§ **WORK TO COMPLETE**
Extract the full listing verbatim and drop any pictures from your copy.

§ **RECORDED DATA**

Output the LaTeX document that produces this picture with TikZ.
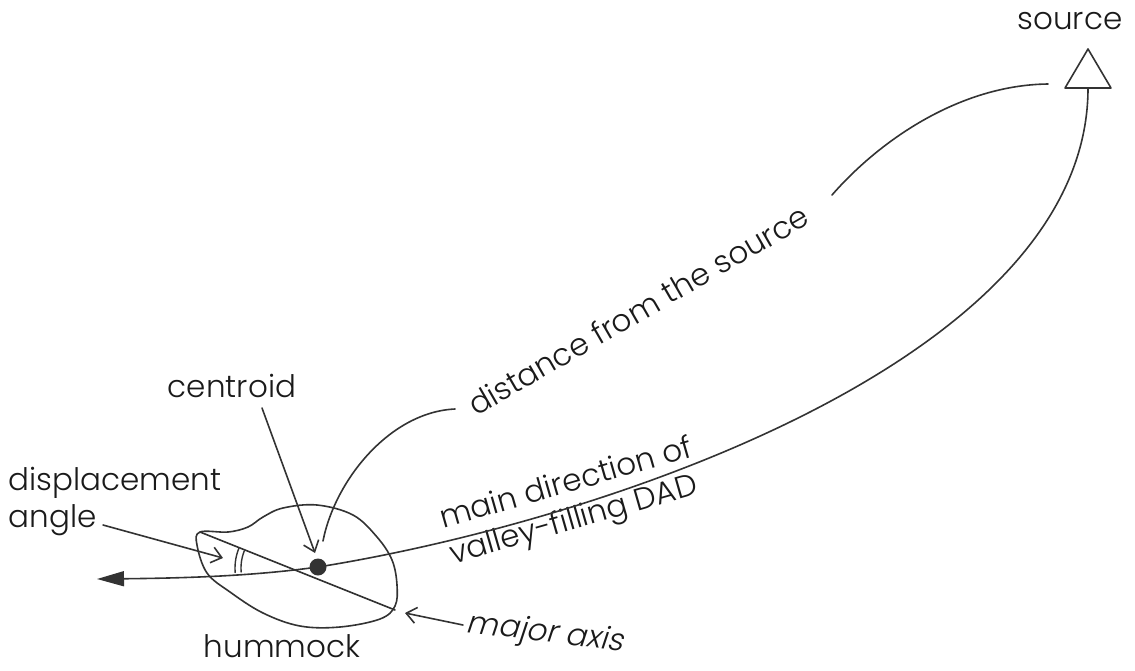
\documentclass[tikz,border=0pt]{standalone}
\usepackage{fontspec}
\setmainfont{Poppins Light}
\newfontfamily\slantfont[FakeSlant=0.2]{Poppins Light}
\usetikzlibrary{arrows.meta}
\definecolor{lc}{HTML}{333333}
\definecolor{tc}{HTML}{1A1A1A}
\begin{document}
\begin{tikzpicture}[x=1pt,y=-1pt,
  every path/.style={draw=lc, line width=1.6pt, line cap=round, line join=round},
  lbl/.style={font=\fontsize{31}{37}\selectfont, text=tc, inner sep=0pt},
  barb/.style={-{Straight Barb[length=10pt,width=16pt]}}]
\useasboundingbox[draw=none] (0,0) rectangle (1135,670);
% labels
\node[lbl, anchor=base] (srclbl) at (1070,29) {source};
\node[lbl, anchor=base] (centlbl) at (232,397) {centroid};
\node[lbl, anchor=base west] (displbl) at (8,490) {displacement};
\node[lbl, anchor=base west] (anglbl) at (8,527) {angle};
\node[lbl, anchor=base] (humlbl) at (282,657) {hummock};
\node[lbl, rotate=-7] (majlbl) at (545,634) {\slantfont major axis};
\node[lbl, rotate=30] (distlbl) at (638,310) {distance from the source};
\node[lbl, rotate=16, align=left] (mainlbl) at (572,503) {main direction of\\valley-filling DAD};
% source triangle
\draw (1088,49) -- (1111,88) -- (1065,88) -- cycle;
\coordinate (srcb) at (1088,88);
% hummock
\draw plot[smooth cycle, tension=0.6] coordinates {(200,532) (197,545) (207,573) (230,592) (263,613) (300,626) (340,627) (380,619) (395,606) (397,585) (392,560) (377,537) (353,515) (317,505) (283,508) (263,517) (248,527) (228,532)};
% major axis
\coordinate (ma1) at (200,532);
\coordinate (ma2) at (395,610);
\draw (ma1) -- (ma2);
% centroid
\node[circle, fill=lc, draw=none, minimum size=17pt, inner sep=0pt] (cen) at (318,567) {};
% main direction curve
\draw[{Triangle[length=27pt,width=15pt]}-] (97,579) .. controls (200,578) and (260,575) .. (cen.center) .. controls (600,522) and (1088,360) .. (srcb);
% distance arcs
\coordinate (d1) at (323,541);
\coordinate (d2) at (455,409);
\coordinate (d3) at (832,195);
\coordinate (d4) at (1048,84);
\draw (d1) .. controls (335,480) and (390,412) .. (d2);
\draw (d3) .. controls (880,140) and (960,85) .. (d4);
% pointer arrows
\coordinate (c1) at (262,408);
\coordinate (c2) at (315,553);
\draw[barb] (c1) -- (c2);
\coordinate (a1) at (103,525);
\coordinate (a2) at (223,558);
\draw[barb] (a1) -- (a2);
\coordinate (m1) at (463,625);
\coordinate (m2) at (405,613);
\draw[barb] (m1) -- (m2);
% angle marks
\draw[line width=1.4pt] plot[smooth, domain=175:202, samples=8] ({287+46*cos(\x)},{568+46*sin(\x)});
\draw[line width=1.4pt] plot[smooth, domain=175:202, samples=8] ({287+52*cos(\x)},{568+52*sin(\x)});
\end{tikzpicture}
\end{document}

§ **EXERCISE ANSWER**
Output the LaTeX document that produces this picture with TikZ.
\documentclass[tikz,border=0pt]{standalone}
\usepackage{fontspec}
\setmainfont{Poppins Light}
\newfontfamily\slantfont[FakeSlant=0.2]{Poppins Light}
\usetikzlibrary{arrows.meta}
\definecolor{lc}{HTML}{333333}
\definecolor{tc}{HTML}{1A1A1A}
\begin{document}
\begin{tikzpicture}[x=1pt,y=-1pt,
  every path/.style={draw=lc, line width=1.6pt, line cap=round, line join=round},
  lbl/.style={font=\fontsize{31}{37}\selectfont, text=tc, inner sep=0pt},
  barb/.style={-{Straight Barb[length=10pt,width=16pt]}}]
\useasboundingbox[draw=none] (0,0) rectangle (1135,670);
% labels
\node[lbl, anchor=base] (srclbl) at (1070,29) {source};
\node[lbl, anchor=base] (centlbl) at (232,397) {centroid};
\node[lbl, anchor=base west] (displbl) at (8,490) {displacement};
\node[lbl, anchor=base west] (anglbl) at (8,527) {angle};
\node[lbl, anchor=base] (humlbl) at (282,657) {hummock};
\node[lbl, rotate=-7] (majlbl) at (545,634) {\slantfont major axis};
\node[lbl, rotate=30] (distlbl) at (638,310) {distance from the source};
\node[lbl, rotate=16, align=left] (mainlbl) at (572,503) {main direction of\\valley-filling DAD};
% source triangle
\draw (1088,49) -- (1111,88) -- (1065,88) -- cycle;
\coordinate (srcb) at (1088,88);
% hummock
\draw plot[smooth cycle, tension=0.6] coordinates {(200,532) (197,545) (207,573) (230,592) (263,613) (300,626) (340,627) (380,619) (395,606) (397,585) (392,560) (377,537) (353,515) (317,505) (283,508) (263,517) (248,527) (228,532)};
% major axis
\coordinate (ma1) at (200,532);
\coordinate (ma2) at (395,610);
\draw (ma1) -- (ma2);
% centroid
\node[circle, fill=lc, draw=none, minimum size=17pt, inner sep=0pt] (cen) at (318,567) {};
% main direction curve
\draw[{Triangle[length=27pt,width=15pt]}-] (97,579) .. controls (200,578) and (260,575) .. (cen.center) .. controls (600,522) and (1088,360) .. (srcb);
% distance arcs
\coordinate (d1) at (323,541);
\coordinate (d2) at (455,409);
\coordinate (d3) at (832,195);
\coordinate (d4) at (1048,84);
\draw (d1) .. controls (335,480) and (390,412) .. (d2);
\draw (d3) .. controls (880,140) and (960,85) .. (d4);
% pointer arrows
\coordinate (c1) at (262,408);
\coordinate (c2) at (315,553);
\draw[barb] (c1) -- (c2);
\coordinate (a1) at (103,525);
\coordinate (a2) at (223,558);
\draw[barb] (a1) -- (a2);
\coordinate (m1) at (463,625);
\coordinate (m2) at (405,613);
\draw[barb] (m1) -- (m2);
% angle marks
\draw[line width=1.4pt] plot[smooth, domain=175:202, samples=8] ({287+46*cos(\x)},{568+46*sin(\x)});
\draw[line width=1.4pt] plot[smooth, domain=175:202, samples=8] ({287+52*cos(\x)},{568+52*sin(\x)});
\end{tikzpicture}
\end{document}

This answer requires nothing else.